Politic?

This is a blog dedicated to a personal interpretation of political news of the day. I attempt to be as knowledgeable as possible before commenting and committing my thoughts to a day's communication.

Thursday, February 26, 2015

Casting Blame

"They told us she had been interacting with people they thought were dangerous and were influencing her in a negative way, but they didn't give us enough information and it was all very vague."
"We all went to work, came home, all her stuff was gone. She had packed all her winter clothes, took her computer and left."
"If they had shown me the emails between my sister and this girl. If they had let me listen to the recordings of them planning on going places [it would have given the family more to act on]."
"I would have ripped her passport up. There's no way I would have let her leave if I knew now that she was going to the craziest war zone in the world."
Sister of young Muslim recruit to ISIS

"You know what, we can't be everywhere. We can't be everywhere at all times. To me, the news makes part of our community. And if we were to be involved in those things at earlier stages, things sometimes can change."
"And my concern always when it comes to any of these kinds of things, is people holding on to information prior to getting it to police."
"People are looking for things to belong to, whether that's (Somali terrorist group) al-Shabab or a gang. So no, it's just different and it's highlighted in the media right now."
"It is imperative we, as a police service and a society, look at terrorism and radicalization as extremist criminal behaviours."
"This criminal activity is not about placing blame on a specific race, religion, culture or community."

Insp. Dan Jones, RCMP investigative support branch

The family of the missing young woman who took the bait as an ISIS recruit finds fault with Canada's national police service, insisting that they were given insufficient information to adequately alert them to the potential of their family member's imminent departure from Canada to join Islamic State in Syria. But they were in fact notified and doubtless questioned as well. Having been informed that the police suspected the  young woman had been radicalized, what more information might the family have expected to have them take the initiative to tackle their family problem?

It is always easy to lash out at external sources. But the external sources in this instance as in so many others where the RCMP is held to blame by families of those radicalized in their local mosques or through the Internet, is those espousing the unsavoury tenets of their own religion. The young woman in question took an online course on Islam, and it was through that course that she is suspected of having been persuaded that her place is alongside the Islamist terrorists slaughtering their own whom they identify as apostates.

The manner in which the Muslim community itself responds to the threat within that targets their impressionable young men and women is telling in and of itself. The identity of the woman who ran that online course is known to the Muslim community. As she is to the police. She is evidently not held to have been doing anything illegal, for no charges have been brought against her. The mosque where she is connected simply requested that she leave in view of her recruiting for Islamic State. Protecting themselves, or protecting others?

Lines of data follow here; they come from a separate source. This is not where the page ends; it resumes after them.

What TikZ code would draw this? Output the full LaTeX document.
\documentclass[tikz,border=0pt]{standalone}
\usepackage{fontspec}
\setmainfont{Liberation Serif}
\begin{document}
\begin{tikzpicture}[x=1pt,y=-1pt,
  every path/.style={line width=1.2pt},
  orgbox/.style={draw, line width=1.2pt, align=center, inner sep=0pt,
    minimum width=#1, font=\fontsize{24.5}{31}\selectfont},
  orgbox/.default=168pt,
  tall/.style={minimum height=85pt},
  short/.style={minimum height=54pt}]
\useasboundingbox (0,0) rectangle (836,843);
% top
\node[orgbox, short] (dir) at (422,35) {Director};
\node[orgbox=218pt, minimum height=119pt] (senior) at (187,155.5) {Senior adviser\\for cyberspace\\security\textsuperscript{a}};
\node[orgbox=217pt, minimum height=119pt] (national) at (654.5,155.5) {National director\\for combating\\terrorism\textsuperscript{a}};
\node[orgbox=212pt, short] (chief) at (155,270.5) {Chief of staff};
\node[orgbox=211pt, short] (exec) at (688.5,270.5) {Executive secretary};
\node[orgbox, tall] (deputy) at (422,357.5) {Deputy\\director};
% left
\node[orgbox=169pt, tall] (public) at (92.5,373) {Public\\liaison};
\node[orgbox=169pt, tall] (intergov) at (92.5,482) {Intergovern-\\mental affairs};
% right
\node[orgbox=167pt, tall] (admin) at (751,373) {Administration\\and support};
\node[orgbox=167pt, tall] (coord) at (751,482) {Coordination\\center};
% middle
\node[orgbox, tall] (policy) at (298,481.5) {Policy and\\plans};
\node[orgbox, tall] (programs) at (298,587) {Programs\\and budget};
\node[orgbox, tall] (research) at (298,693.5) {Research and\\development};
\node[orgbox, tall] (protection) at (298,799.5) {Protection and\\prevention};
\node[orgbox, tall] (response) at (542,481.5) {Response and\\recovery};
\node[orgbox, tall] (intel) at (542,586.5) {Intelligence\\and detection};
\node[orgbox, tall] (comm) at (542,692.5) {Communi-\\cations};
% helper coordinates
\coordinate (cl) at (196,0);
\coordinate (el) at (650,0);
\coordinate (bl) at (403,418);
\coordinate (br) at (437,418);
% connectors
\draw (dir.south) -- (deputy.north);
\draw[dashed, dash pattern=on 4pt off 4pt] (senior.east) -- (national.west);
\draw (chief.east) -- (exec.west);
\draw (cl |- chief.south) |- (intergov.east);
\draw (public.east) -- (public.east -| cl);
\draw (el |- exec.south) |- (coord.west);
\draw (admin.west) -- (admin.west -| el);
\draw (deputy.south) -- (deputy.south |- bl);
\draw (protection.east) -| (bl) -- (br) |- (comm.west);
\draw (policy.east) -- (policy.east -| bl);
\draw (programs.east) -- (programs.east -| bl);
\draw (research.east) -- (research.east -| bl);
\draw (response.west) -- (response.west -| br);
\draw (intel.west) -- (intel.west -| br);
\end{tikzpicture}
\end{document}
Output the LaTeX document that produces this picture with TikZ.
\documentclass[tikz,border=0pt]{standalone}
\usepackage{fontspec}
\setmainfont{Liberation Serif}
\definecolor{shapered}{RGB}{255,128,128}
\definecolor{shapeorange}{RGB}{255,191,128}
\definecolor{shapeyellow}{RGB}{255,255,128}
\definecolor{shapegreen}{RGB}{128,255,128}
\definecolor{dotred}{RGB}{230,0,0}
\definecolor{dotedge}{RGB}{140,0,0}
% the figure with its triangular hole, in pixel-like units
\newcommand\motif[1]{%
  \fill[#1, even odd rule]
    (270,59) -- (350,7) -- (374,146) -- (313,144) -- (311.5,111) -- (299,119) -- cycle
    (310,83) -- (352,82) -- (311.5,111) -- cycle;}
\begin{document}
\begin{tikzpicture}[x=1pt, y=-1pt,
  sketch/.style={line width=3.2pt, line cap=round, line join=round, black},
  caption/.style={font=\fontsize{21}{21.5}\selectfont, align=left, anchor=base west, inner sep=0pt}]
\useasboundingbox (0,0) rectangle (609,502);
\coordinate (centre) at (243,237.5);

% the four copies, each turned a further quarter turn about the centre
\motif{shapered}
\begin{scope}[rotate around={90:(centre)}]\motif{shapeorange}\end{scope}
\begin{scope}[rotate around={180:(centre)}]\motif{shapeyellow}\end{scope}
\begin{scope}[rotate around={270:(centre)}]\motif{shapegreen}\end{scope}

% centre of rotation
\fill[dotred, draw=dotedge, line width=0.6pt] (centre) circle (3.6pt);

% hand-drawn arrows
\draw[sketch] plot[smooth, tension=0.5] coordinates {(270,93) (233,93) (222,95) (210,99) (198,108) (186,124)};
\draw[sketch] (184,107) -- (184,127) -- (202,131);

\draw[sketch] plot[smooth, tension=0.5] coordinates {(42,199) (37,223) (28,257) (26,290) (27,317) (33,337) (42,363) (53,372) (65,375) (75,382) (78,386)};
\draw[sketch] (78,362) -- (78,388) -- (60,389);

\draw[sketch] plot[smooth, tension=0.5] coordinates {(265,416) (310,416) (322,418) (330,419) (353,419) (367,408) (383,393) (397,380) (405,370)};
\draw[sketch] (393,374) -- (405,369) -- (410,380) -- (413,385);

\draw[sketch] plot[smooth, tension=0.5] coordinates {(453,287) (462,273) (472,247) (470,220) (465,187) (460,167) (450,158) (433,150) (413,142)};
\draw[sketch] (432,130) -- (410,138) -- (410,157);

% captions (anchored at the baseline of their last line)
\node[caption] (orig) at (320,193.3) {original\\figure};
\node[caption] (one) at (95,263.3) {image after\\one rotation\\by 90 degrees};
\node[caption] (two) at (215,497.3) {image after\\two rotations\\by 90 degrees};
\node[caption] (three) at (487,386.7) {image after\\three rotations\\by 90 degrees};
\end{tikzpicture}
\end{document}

And the family of this particular missing young woman wants heads to roll at the Canadian Security Intelligence Service which, they claim, insufficiently alerted them to the situation. In response, Edmonton police speak of building trust, engaging youth and working closely with community partners against radicalization, as their "strongest weapon". If the Muslim community itself, and more specifically its leaders and its mosque clerics are not sufficiently involved to counteract the effects of recruitment, their effectiveness in their alliance with intelligence services suffers.

Last weekend's release by al-Shabab of a video calling for local Muslims to engage themselves in violent acts targeting the city of Edmonton's largest mall, sent shivers of apprehension through the minds of locals. Anything is possible, and should there be local Muslims who find the appeal of the Islamists sufficiently attractive to want to emulate their destructive violence in Africa or the Middle East, there is little to stop them from attempting to become blessed martyrs in the cause of jihad.
Much depends on the success of the Muslim communities c-operating with police. Or is the supposed alliance of co-operation seen as a betrayal? A religious demographic that has in the past viewed Canadian intelligence and security authorities with suspicion and mistrust. Three Edmonton men died while fighting for Islamic State last fall. If the Muslim community from which they came view that as a sacrifice for a cause they believe in, little can be done to persuade them otherwise.